# Start of Source material

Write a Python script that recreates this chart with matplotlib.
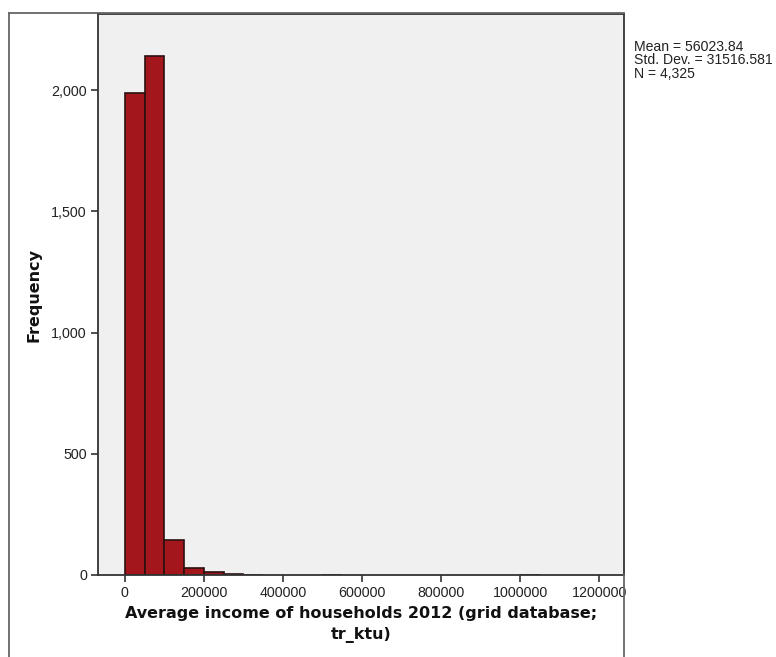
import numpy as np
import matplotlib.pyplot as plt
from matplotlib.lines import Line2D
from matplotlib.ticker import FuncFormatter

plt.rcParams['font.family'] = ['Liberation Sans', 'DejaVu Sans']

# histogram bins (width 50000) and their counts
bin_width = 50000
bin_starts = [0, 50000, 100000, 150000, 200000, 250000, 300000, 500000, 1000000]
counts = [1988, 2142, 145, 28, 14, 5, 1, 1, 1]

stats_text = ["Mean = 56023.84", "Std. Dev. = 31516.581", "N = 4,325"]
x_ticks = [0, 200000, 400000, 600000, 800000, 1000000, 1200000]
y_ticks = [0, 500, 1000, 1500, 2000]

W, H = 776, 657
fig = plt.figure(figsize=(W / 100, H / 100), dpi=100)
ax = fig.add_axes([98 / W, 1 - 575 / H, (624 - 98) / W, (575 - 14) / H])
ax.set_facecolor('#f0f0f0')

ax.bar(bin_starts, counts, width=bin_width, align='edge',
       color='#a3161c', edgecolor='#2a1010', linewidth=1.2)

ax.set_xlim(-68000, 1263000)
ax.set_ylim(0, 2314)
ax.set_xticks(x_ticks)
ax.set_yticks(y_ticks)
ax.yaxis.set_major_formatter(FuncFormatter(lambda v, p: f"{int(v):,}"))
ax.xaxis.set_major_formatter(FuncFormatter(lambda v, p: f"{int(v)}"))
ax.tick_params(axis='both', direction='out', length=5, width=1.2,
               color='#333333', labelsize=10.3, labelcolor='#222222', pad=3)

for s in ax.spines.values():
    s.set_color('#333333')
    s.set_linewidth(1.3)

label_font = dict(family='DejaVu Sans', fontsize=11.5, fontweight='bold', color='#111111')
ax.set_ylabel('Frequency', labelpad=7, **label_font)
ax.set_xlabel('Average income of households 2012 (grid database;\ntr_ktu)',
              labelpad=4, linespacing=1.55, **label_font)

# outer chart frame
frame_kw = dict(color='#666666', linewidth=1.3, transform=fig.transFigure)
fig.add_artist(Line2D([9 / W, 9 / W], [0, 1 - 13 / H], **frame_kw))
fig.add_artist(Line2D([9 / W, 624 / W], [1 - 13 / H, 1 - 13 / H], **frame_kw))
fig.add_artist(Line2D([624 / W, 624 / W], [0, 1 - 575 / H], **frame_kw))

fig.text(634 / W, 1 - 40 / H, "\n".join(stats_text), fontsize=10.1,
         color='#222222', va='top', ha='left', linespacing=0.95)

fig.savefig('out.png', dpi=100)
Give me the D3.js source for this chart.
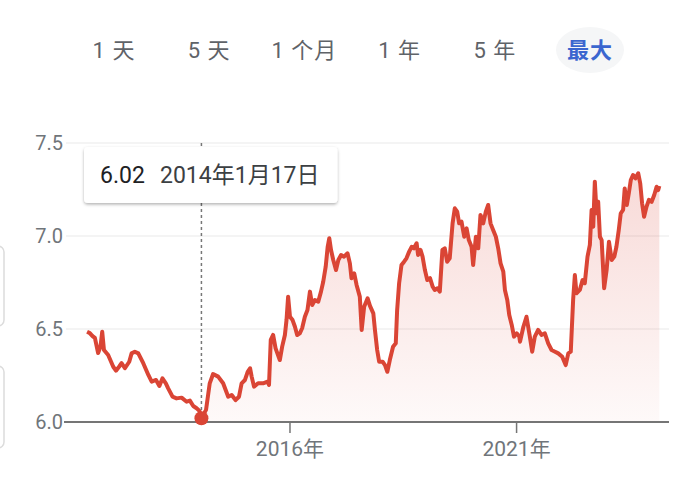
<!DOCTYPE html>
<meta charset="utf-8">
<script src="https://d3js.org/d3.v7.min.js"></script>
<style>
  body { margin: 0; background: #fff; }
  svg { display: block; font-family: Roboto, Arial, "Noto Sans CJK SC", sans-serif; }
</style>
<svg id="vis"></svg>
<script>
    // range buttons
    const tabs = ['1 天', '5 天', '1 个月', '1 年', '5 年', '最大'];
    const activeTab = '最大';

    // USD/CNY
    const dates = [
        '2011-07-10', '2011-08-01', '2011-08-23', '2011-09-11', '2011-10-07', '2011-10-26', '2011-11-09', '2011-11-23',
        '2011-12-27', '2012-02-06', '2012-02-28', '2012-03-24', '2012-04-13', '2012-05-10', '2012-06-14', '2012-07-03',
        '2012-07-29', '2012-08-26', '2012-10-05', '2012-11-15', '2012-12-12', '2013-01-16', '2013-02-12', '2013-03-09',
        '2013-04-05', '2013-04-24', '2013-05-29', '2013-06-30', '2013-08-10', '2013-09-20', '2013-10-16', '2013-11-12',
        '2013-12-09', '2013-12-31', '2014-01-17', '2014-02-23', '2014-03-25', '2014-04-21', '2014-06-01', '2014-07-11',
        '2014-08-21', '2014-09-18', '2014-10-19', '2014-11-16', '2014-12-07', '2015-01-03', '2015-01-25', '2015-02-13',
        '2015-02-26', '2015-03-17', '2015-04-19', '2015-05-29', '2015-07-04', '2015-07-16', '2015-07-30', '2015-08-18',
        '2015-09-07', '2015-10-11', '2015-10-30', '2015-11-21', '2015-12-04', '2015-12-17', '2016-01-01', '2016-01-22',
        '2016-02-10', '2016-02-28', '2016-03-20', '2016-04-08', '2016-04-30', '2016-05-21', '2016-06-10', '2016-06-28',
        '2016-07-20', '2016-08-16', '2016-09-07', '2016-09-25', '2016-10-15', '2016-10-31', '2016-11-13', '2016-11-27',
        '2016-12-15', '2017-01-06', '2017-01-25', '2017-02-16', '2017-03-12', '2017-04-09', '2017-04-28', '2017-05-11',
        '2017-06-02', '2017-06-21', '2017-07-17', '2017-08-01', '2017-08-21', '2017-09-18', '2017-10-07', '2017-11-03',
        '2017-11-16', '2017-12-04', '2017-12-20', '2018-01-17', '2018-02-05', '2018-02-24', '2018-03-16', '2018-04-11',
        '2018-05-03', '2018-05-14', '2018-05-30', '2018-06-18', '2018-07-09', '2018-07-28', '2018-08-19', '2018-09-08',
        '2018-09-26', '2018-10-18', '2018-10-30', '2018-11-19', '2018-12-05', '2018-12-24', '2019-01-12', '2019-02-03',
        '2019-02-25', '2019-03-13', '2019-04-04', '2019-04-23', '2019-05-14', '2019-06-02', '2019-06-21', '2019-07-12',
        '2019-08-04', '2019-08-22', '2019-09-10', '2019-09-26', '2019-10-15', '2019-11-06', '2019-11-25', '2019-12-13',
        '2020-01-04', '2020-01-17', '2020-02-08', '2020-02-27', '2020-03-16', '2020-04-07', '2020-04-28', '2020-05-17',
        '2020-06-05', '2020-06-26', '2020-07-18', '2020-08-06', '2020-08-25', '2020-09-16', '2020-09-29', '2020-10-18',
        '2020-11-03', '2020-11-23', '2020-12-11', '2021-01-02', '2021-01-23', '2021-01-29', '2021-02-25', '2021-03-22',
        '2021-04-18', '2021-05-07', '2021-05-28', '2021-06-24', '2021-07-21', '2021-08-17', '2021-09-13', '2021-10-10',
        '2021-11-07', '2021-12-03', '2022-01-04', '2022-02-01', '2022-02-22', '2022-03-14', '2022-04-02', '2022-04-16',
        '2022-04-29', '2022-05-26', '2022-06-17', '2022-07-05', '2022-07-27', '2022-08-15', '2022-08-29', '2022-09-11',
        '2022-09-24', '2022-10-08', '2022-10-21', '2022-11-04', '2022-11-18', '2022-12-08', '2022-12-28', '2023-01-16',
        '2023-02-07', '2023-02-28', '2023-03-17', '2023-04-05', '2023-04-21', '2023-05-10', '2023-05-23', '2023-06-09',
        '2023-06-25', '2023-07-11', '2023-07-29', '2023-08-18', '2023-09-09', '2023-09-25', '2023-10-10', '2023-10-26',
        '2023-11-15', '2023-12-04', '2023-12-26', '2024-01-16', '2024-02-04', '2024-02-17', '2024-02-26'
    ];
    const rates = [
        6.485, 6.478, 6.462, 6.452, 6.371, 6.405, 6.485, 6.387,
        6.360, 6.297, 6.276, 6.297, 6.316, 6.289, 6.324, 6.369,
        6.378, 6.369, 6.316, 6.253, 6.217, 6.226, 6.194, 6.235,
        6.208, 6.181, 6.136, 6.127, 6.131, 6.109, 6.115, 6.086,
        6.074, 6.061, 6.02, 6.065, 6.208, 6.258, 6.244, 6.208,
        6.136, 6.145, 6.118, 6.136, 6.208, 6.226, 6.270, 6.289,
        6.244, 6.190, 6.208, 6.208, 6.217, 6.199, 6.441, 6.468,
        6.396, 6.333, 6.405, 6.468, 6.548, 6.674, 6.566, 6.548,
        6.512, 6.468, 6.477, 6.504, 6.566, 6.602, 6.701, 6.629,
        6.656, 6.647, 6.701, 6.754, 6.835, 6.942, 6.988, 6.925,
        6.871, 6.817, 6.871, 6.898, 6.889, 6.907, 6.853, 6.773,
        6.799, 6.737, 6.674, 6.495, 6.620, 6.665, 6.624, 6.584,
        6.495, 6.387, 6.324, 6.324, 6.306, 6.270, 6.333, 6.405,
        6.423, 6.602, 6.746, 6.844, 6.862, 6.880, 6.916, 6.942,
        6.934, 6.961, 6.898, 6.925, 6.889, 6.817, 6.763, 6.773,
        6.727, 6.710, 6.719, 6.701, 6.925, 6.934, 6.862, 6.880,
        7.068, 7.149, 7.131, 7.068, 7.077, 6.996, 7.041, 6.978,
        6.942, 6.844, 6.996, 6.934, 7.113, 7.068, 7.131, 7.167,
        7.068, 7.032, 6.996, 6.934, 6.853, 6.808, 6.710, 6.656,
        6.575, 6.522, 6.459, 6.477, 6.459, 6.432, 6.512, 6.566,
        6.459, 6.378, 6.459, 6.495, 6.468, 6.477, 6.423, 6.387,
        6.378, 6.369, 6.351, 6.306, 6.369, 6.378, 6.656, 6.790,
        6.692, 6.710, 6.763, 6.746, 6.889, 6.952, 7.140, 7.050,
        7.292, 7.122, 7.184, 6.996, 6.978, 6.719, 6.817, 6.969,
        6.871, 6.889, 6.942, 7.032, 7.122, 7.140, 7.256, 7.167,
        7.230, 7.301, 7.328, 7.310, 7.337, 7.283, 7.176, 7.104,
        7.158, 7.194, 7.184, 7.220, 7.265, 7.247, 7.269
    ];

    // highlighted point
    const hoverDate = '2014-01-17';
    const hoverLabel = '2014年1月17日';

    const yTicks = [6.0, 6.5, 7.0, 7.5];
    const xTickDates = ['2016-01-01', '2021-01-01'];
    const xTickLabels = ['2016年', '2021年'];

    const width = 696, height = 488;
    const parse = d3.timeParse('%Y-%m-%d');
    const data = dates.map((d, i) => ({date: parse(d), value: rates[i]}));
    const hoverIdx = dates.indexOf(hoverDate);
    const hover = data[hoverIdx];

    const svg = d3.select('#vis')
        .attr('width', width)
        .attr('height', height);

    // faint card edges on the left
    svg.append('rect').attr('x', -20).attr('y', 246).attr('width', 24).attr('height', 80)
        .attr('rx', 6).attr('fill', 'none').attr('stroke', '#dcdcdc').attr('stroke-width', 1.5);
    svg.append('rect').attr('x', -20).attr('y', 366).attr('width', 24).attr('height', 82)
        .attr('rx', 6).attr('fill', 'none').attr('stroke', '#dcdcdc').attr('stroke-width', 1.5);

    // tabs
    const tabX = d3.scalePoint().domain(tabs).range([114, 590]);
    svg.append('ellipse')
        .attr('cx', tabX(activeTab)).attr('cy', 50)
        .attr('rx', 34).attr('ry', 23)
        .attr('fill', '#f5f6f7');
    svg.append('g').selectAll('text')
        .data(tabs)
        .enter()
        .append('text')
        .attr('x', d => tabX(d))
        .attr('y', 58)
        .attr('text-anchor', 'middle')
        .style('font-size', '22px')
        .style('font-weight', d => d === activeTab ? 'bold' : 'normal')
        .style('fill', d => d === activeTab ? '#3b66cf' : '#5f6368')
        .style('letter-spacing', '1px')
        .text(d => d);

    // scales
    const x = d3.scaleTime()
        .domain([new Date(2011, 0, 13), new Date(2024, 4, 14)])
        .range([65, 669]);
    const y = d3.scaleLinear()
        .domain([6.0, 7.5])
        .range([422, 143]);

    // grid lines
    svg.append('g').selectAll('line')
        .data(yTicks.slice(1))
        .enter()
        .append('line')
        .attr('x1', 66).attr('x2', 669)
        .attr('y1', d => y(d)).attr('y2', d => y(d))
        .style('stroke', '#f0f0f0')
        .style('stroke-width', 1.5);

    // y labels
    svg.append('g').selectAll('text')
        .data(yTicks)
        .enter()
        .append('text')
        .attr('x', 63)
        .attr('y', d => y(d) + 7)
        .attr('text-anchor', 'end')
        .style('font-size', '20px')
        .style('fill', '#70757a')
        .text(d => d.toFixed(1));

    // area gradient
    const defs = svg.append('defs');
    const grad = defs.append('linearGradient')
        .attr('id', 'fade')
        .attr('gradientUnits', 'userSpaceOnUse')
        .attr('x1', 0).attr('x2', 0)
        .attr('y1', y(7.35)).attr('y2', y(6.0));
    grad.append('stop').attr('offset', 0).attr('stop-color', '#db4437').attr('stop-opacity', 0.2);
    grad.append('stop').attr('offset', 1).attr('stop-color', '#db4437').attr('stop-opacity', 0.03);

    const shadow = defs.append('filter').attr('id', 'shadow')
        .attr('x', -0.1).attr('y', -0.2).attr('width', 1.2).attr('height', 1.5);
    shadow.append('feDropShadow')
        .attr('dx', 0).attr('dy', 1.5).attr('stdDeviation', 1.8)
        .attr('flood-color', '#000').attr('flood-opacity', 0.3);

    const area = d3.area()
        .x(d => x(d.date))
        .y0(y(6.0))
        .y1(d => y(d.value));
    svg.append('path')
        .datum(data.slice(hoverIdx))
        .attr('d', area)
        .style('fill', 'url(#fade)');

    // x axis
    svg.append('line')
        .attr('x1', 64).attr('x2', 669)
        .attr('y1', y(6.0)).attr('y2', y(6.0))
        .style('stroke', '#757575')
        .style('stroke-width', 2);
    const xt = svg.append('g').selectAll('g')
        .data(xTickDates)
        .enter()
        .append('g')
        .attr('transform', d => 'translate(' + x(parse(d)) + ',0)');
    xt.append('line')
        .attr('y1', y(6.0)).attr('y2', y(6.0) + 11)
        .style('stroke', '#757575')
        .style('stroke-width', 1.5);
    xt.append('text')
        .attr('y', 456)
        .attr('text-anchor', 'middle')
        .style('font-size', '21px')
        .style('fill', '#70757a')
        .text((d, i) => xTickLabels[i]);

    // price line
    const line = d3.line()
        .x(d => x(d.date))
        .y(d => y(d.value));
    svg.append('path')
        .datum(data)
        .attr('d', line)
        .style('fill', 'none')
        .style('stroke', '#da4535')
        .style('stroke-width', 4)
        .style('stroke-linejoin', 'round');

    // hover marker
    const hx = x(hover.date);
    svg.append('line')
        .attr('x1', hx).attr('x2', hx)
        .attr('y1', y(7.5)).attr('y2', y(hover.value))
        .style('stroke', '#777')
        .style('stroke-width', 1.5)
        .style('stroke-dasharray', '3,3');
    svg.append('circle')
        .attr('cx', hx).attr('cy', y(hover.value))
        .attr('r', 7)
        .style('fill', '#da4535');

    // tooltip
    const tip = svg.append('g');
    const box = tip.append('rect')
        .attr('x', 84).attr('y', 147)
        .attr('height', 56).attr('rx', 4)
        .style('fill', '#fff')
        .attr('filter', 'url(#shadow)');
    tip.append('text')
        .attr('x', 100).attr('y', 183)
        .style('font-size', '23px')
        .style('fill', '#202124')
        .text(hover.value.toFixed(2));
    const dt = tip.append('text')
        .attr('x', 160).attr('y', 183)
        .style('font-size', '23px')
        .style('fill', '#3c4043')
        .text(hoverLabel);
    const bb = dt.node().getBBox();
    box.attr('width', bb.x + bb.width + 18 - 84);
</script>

# End of Source material

• _What you have to do_: Using the data above, which lines fall from the one with "Give me the D3.js source for this chart." through the one with "const activeTab = '最大';"? Repeat them exactly, ends included, minus any pictures.

• _Task output_:
Give me the D3.js source for this chart.
<!DOCTYPE html>
<meta charset="utf-8">
<script src="https://d3js.org/d3.v7.min.js"></script>
<style>
  body { margin: 0; background: #fff; }
  svg { display: block; font-family: Roboto, Arial, "Noto Sans CJK SC", sans-serif; }
</style>
<svg id="vis"></svg>
<script>
    // range buttons
    const tabs = ['1 天', '5 天', '1 个月', '1 年', '5 年', '最大'];
    const activeTab = '最大';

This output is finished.